No entanto, um passeio discreto e silencioso pela galeria da memória traz de volta tudo o que passei e eu, enfim, redijo aqui a razão do fracasso do nosso amor de ontem.

Houve uma época em que eu fui cais... Sempre a tua espera. Cumpria a rotina das horas: vestia-me de chita durante o dia e guardava os melhores lingeries para usá-los à noite. Esmerava-me na escolha de bons vinhos, lia jornais e devorava livros. Queria ter assunto após o banquete do amor.

Durante anos, fui à luta e participei ativamente das manifestações populares do nosso país em busca de dias melhores. Lutei por cada centavo desviado dos cofres públicos e por melhores salários. Fiz boicote contra o preço do tomate e protestei, entre outras coisas, quando a conta de luz aumentou. Tudo isso, porque queria de ti o respeito e a admiração.

Dos velhos tempos dei um salto para a pós-modernidade e atualizei-me a respeito das mais novas tecnologias. Fui, também, a encontros literários, discuti sobre a política vigente, tomei ciência da economia do país e das recentes descobertas sobre os mecanismos da mente humana... Queria poder ajudar-te em teus conflitos existenciais.

Por meses a fio desvelei-me em cuidados e carinhos à beira da tua cama. Alimentei-te com a garra, o sangue e o suor da minha esperança para que tu não desistisses de viver... Reinventei-me! Fui tua mulher, tua amante e tua amiga. Fui teu colo e minha morte, pois me esqueci...

Quando, enfim, eu já havia feito de tudo um pouco para dar provas do meu sentimento, tu foste embora. Aí, eu pensei: - ninguém gosta de eternidade!

Por isso, eu desisti do amor.

junho 12, 2014

O Anúncio


Procura-se uma caneca pequena, branca e com um lindo rabisco de uma menina desenhada no verso, semelhante a esta que ilustra o texto. Quem a encontrar favor devolvê-la no endereço citado...

Este foi o anúncio que eu coloquei no jornal, quando dei por falta da minha caneca. Ela me foi dada de presente no dia do meu aniversário e, todos os dias, me fazia companhia no café da manhã. Ninguém soube explicar como desapareceu. Por isso, eu resolvi tornar público o seu sumiço.

Não, não é uma caneca qualquer! A que eu procuro tem asas estendidas, para me acolher nas noites frias e nos momentos de solidão. E, quase nunca está vazia, embora o líquido oferecido seja tão raro, que me obriga a sorvê-lo em pequenos goles para usufruir, lentamente, do conforto de vê-lo aquecendo-me por dentro.

Às vezes, ela se esvazia para se encher de flores só para alegrar os meus dias e têm dias que se enche de uma água tão pura só para saciar a minha sede.

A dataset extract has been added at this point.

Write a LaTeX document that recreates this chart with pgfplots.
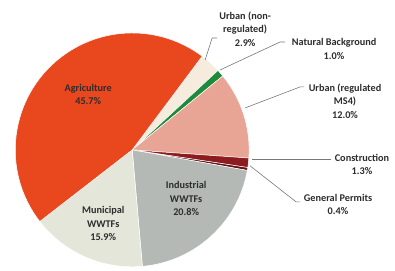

E, quando eu digo que não tenho sede, ela se recolhe, discretamente, deixando-se ficar ao alcance da minha mão... Tem momentos que ela fica assim: quieta, parada, silenciosa, mas sempre a postos. No entanto, agora, ela sumiu de verdade. A caneca que eu procuro perdeu-se em cacos e fugiu de mim. De mim e da minha incapacidade de apreciar a sua beleza.

Por favor, quem souber por onde anda a minha caneca, peça para ela voltar.


junho 08, 2014

Engarrafando o Vento


        



Numa manhã de segunda-feira, do mês de maio, eu caminhava pela beira-mar quando encontrei uma garrafa plástica, entre os sargaços. De imediato, coloquei-a na mão direita e saí engarrafando o vento, embora o meu desejo fosse guardar sonhos para vê-los florescer no futuro.

O marulho das águas, o som do vento engarrafado e a solidão do caminho atraíram o meu olhar para o horizonte e eu quis saber, naquela hora, o que me esperava no além-mar: fios de esperança ou farrapos da minha ilusão?

No silêncio do verbo esperei a resposta e segui, pensativa, rasgando o manto d'água que cobria os meus pés... Ao longe, um barco seguia o seu curso, tão solitário quanto o meu. Então, comecei a costurar as minhas lembranças e escrevi na areia da praia: viver será sempre sentir fome da tua presença. Ainda, pensando sobre isto, lembrei de uma frase que li: - a história não tem freio... Não, não tem! Mas, a minha não terá outra versão. Ela será contada, eternamente, enquanto eu folhear o meu dossiê interno e perceber que a dor do abandono, ainda me assombra e dói como da primeira vez.

Por isso, naquele momento em que eu caminhava pela beira-mar, engarrafando o vento, os meus olhos acordaram sonhos e esperançosos, quiseram saber: - o que me espera no além-mar: fios de esperança ou farrapos da minha ilusão?